In queste righe voglio provare a condividere qualche breve riflessione riguardo a un còmpito essenziale, e a mio avviso, affascinante del lavoro dell’avvocato: quello di contribuire, con lo studio attento e l’argomentazione rigorosa, a definire meglio concetti giudici controversi.
A questo scopo adotterò come esempio una questione di diritto condominiale recentemente trattata dal mio Studio, e conclusa con sentenza definitiva del Tribunale di Catania.
Dario (nome di fantasia) era, ed è ancora oggi, proprietario di un appartamento posto all’ultimo piano di un edificio condominiale e della soprastante terrazza.

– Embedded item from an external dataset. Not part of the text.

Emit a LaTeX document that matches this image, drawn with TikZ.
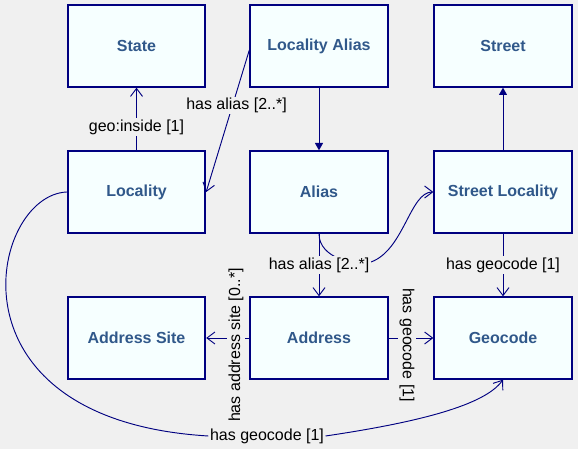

Su tale terrazza, seguendo le procedure amministrative previste dalla legge, aveva realizzato una piccola veranda adibita a deposito.
Tale iniziativa non aveva fatto sorgere alcuna contestazione da parte del Condominio.
Tuttavia, due condòmini, Giovanna e Salvatore (nomi di fantasia) si erano rivolti al Tribunale di Catania, sostenendo che la veranda alterasse il decoro architettonico e che comunque violasse il divieto di sopraelevazione dell’edificio posto molti anni prima dal costruttore del palazzo condominiale.
A conclusione del processo, la richiesta di Giovanna e Salvatore, che avrebbero voluto l’abbattimento della veranda a spese di Dario, sono state totalmente respinte, lasciando Dario libero di utilizzare il suo locale. Ciò soprattutto sulla base di due considerazioni.
In primo luogo, il Tribunale etneo ha accolto la tesi di questo Studio, secondo la quale, premesso che la veranda era costruita in modo tale da inserirsi bene nelle linee architettoniche preesistenti dell’edificio, in ogni caso l’eventuale lesione del decoro architettonico va valutata a partire dalla vista del palazzo condominiale che si può avere dalla strada pubblica. Per cui, se una modifica dell’edificio è visibile solo dal cortile interno o dalle stradelle condominiali, essa non può incidere sul decoro stesso.
In secondo luogo, il Giudice catanese, anche sulla base di un’attenta lettura degli atti d’acquisto proposta da chi scrive, ha ritenuto che il divieto di sopraelevazione stabilito dal costruttore non riguardasse quei locali che, come nel caso concreto, pur elevandosi sulla terrazza, rimanessero comunque al di sotto del punto più alto dell’edificio.
Come si vede, quindi, la sentenza di cui si tratta, aderendo alle tesi di questo Studio, ha contribuito a definire meglio due concetti spesso oggetto di dibattito, non solo tra condòmini, ma anche tra gli operatori del diritto; il concetto di decoro architettonico e quello di sopraelevazione.
Naturalmente la sentenza in questione è il frutto anche di una serie di fattori propri del caso concreto, per cui, se ci si trovasse in situazioni simili, il consiglio è sempre quello di rivolgersi a un avvocato esperto della materia, senza limitarsi alle informazioni disponibili su internet; ma questo nulla toglie al piacere di aver dato un piccolo contributo al chiarimento di alcune nozioni giuridiche e, allo stesso tempo, di aver salvato un bene (la veranda), non solo pienamente regolare, ma anche molto utile al privato, che non recava nessuna effettiva lesione agli interessi degli altri condòmini.